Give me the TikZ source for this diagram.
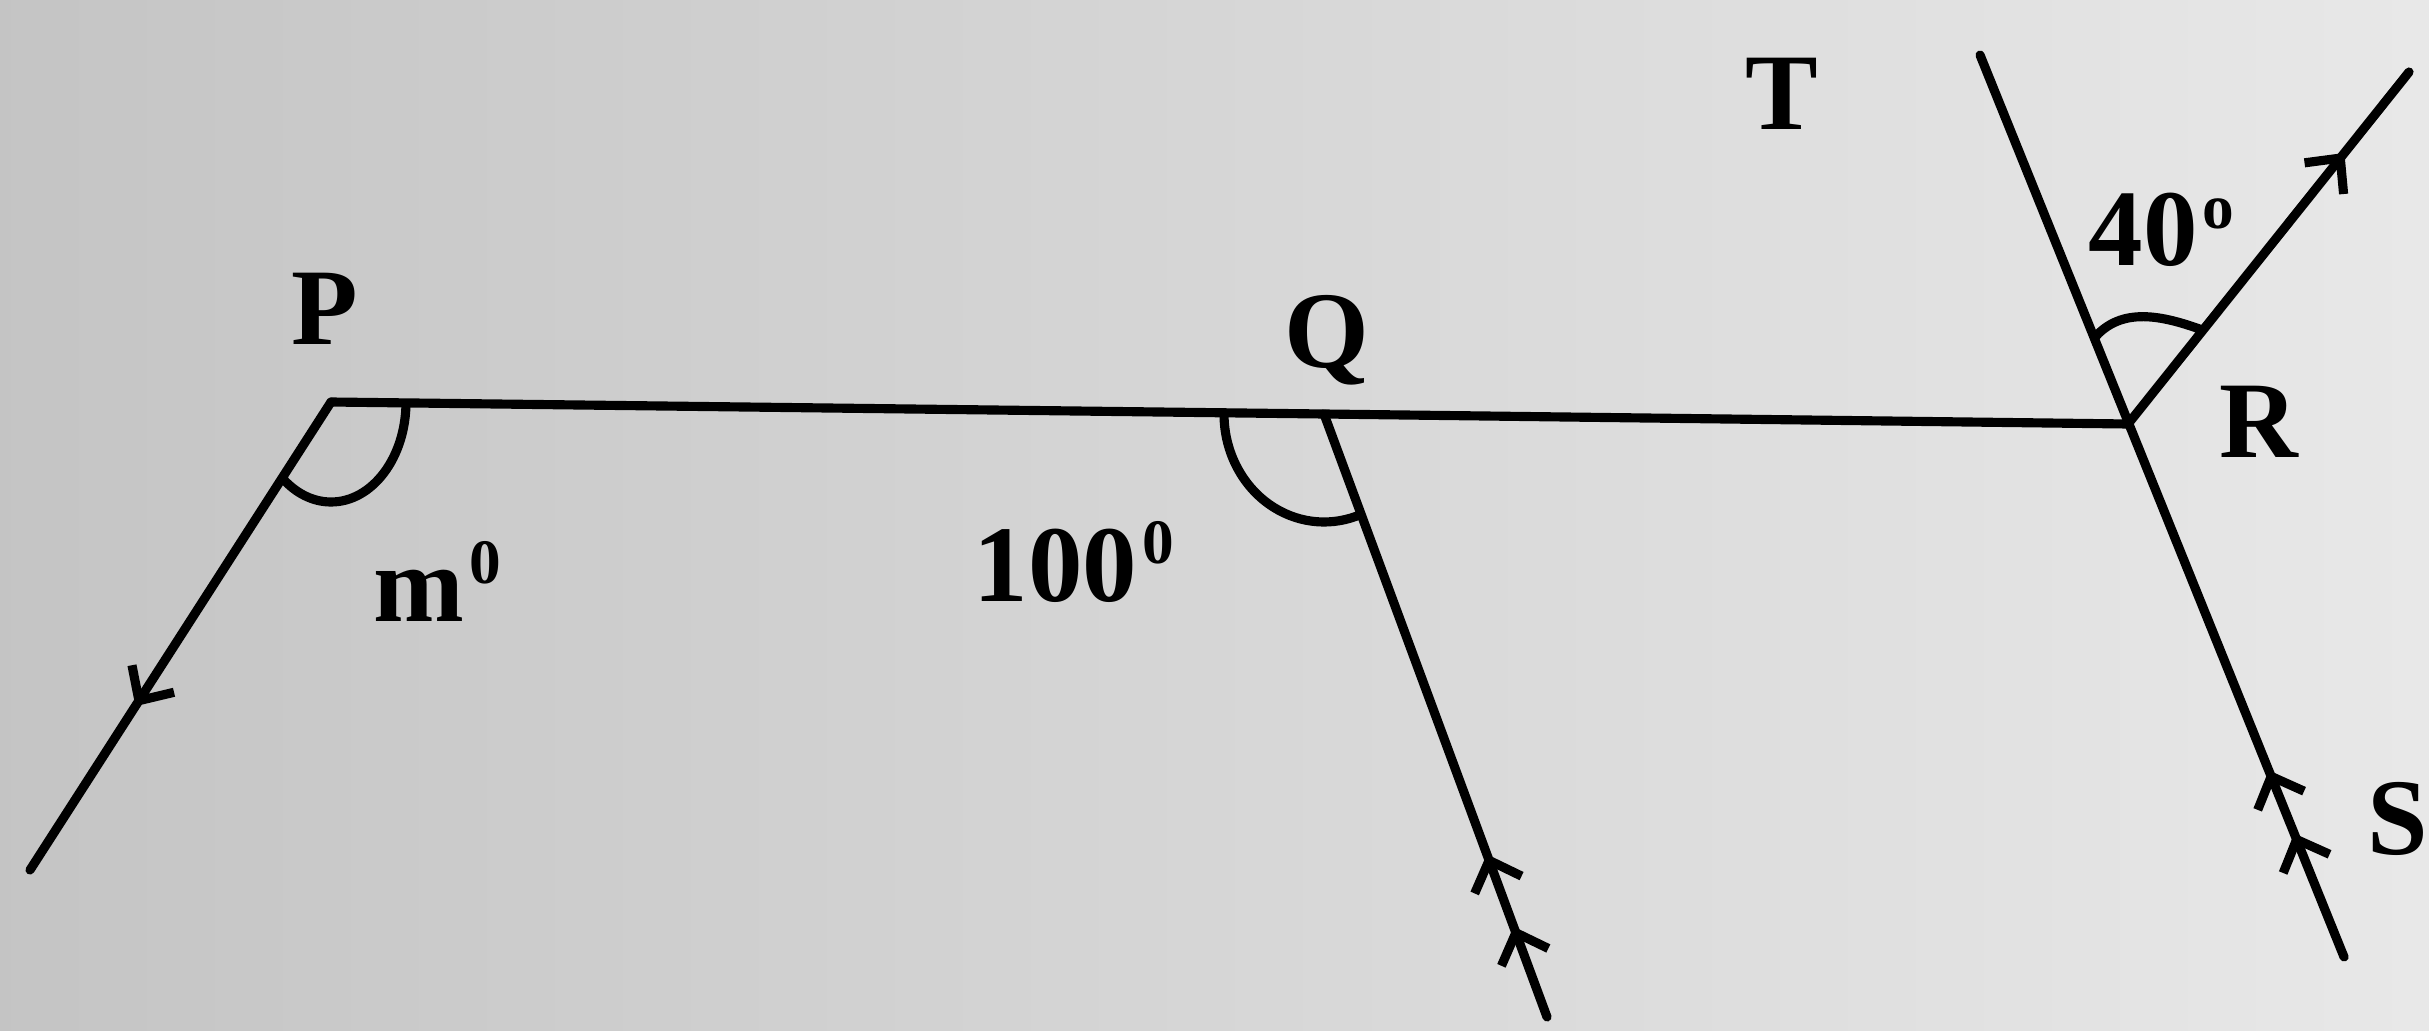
\documentclass[tikz,border=0pt]{standalone}
\usepackage{fontspec}
\setmainfont{Liberation Serif}
\usetikzlibrary{arrows.meta, calc, decorations.markings}
\newcommand{\degsup}[1]{\kern1.5pt\raisebox{0.34em}{\fontsize{18}{18}\selectfont #1}}

\begin{document}
\begin{tikzpicture}[
    >={Straight Barb[length=2.6mm, width=5mm]},
    seg/.style={line width=2.6pt, line cap=round},
    onearrow/.style={postaction={decorate}, decoration={markings,
        mark=at position #1 with {\arrow{>}}}},
    twoarrow/.style 2 args={postaction={decorate}, decoration={markings,
        mark=at position #1 with {\arrow{>}},
        mark=at position #2 with {\arrow{>}}}},
    anglemark/.style={line width=2.6pt},
    lbl/.style={font=\fontsize{31}{36}\selectfont\bfseries, inner sep=0pt}
]
    % paper
    \shade[left color=black!23, right color=black!9] (0,0) rectangle (24.29,10.30);
    \useasboundingbox (0,0) rectangle (24.29,10.30);
    \clip (0,0) rectangle (24.29,10.30);

    % points
    \coordinate (P) at (3.31,6.28);
    \coordinate (A) at (0.30,1.60);
    \coordinate (Q) at (13.24,6.16);
    \coordinate (B) at (15.47,0.13);
    \coordinate (R) at (21.28,6.06);
    \coordinate (T) at (19.80,9.75);
    \coordinate (S) at (23.44,0.73);
    \coordinate (U) at (24.09,9.58);

    % lines
    \draw[seg] (P) -- (Q) -- (R);
    \draw[seg, onearrow=0.65] (P) -- (A);
    \draw[seg, twoarrow={0.15}{0.27}] (B) -- (Q);
    \draw[seg, twoarrow={0.137}{0.207}] (S) -- (T);
    \draw[seg, onearrow=0.77] (R) -- (U);

    % angle marks
    \draw[anglemark] ($(P)+(0.75,0)$) arc[start angle=0, end angle=-131, x radius=0.75, y radius=1.0];
    \draw[anglemark] ($(Q)+(-1.0,0)$) arc[start angle=180, end angle=292, x radius=1.0, y radius=1.08];
    \draw[anglemark] ($(R)+(111.9:0.92)$) to[out=50, in=160] ($(R)+(51.4:1.2)$);

    % labels
    \node[lbl, anchor=base] (lp) at (3.25,6.85) {P};
    \node[lbl, anchor=base] (lq) at (13.27,6.63) {Q};
    \node[lbl, anchor=base] (lr) at (22.59,5.73) {R};
    \node[lbl, anchor=base] (ls) at (23.98,1.76) {S};
    \node[lbl, anchor=base] (lt) at (17.82,9.00) {T};
    \node[lbl, anchor=base west] (lm) at (3.73,4.09) {m\degsup{0}};
    \node[lbl, anchor=base west] (lhundred) at (9.73,4.29) {100\degsup{0}};
    \node[lbl, anchor=base west] (lforty) at (20.88,7.64) {40\degsup{o}};
\end{tikzpicture}
\end{document}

WHAT YOU ARE ASKED TO DO -
Exclude every picture and copy the remaining data exactly.

OUTPUT OF THE TASK -
Give me the TikZ source for this diagram.
\documentclass[tikz,border=0pt]{standalone}
\usepackage{fontspec}
\setmainfont{Liberation Serif}
\usetikzlibrary{arrows.meta, calc, decorations.markings}
\newcommand{\degsup}[1]{\kern1.5pt\raisebox{0.34em}{\fontsize{18}{18}\selectfont #1}}

\begin{document}
\begin{tikzpicture}[
    >={Straight Barb[length=2.6mm, width=5mm]},
    seg/.style={line width=2.6pt, line cap=round},
    onearrow/.style={postaction={decorate}, decoration={markings,
        mark=at position #1 with {\arrow{>}}}},
    twoarrow/.style 2 args={postaction={decorate}, decoration={markings,
        mark=at position #1 with {\arrow{>}},
        mark=at position #2 with {\arrow{>}}}},
    anglemark/.style={line width=2.6pt},
    lbl/.style={font=\fontsize{31}{36}\selectfont\bfseries, inner sep=0pt}
]
    % paper
    \shade[left color=black!23, right color=black!9] (0,0) rectangle (24.29,10.30);
    \useasboundingbox (0,0) rectangle (24.29,10.30);
    \clip (0,0) rectangle (24.29,10.30);

    % points
    \coordinate (P) at (3.31,6.28);
    \coordinate (A) at (0.30,1.60);
    \coordinate (Q) at (13.24,6.16);
    \coordinate (B) at (15.47,0.13);
    \coordinate (R) at (21.28,6.06);
    \coordinate (T) at (19.80,9.75);
    \coordinate (S) at (23.44,0.73);
    \coordinate (U) at (24.09,9.58);

    % lines
    \draw[seg] (P) -- (Q) -- (R);
    \draw[seg, onearrow=0.65] (P) -- (A);
    \draw[seg, twoarrow={0.15}{0.27}] (B) -- (Q);
    \draw[seg, twoarrow={0.137}{0.207}] (S) -- (T);
    \draw[seg, onearrow=0.77] (R) -- (U);

    % angle marks
    \draw[anglemark] ($(P)+(0.75,0)$) arc[start angle=0, end angle=-131, x radius=0.75, y radius=1.0];
    \draw[anglemark] ($(Q)+(-1.0,0)$) arc[start angle=180, end angle=292, x radius=1.0, y radius=1.08];
    \draw[anglemark] ($(R)+(111.9:0.92)$) to[out=50, in=160] ($(R)+(51.4:1.2)$);

    % labels
    \node[lbl, anchor=base] (lp) at (3.25,6.85) {P};
    \node[lbl, anchor=base] (lq) at (13.27,6.63) {Q};
    \node[lbl, anchor=base] (lr) at (22.59,5.73) {R};
    \node[lbl, anchor=base] (ls) at (23.98,1.76) {S};
    \node[lbl, anchor=base] (lt) at (17.82,9.00) {T};
    \node[lbl, anchor=base west] (lm) at (3.73,4.09) {m\degsup{0}};
    \node[lbl, anchor=base west] (lhundred) at (9.73,4.29) {100\degsup{0}};
    \node[lbl, anchor=base west] (lforty) at (20.88,7.64) {40\degsup{o}};
\end{tikzpicture}
\end{document}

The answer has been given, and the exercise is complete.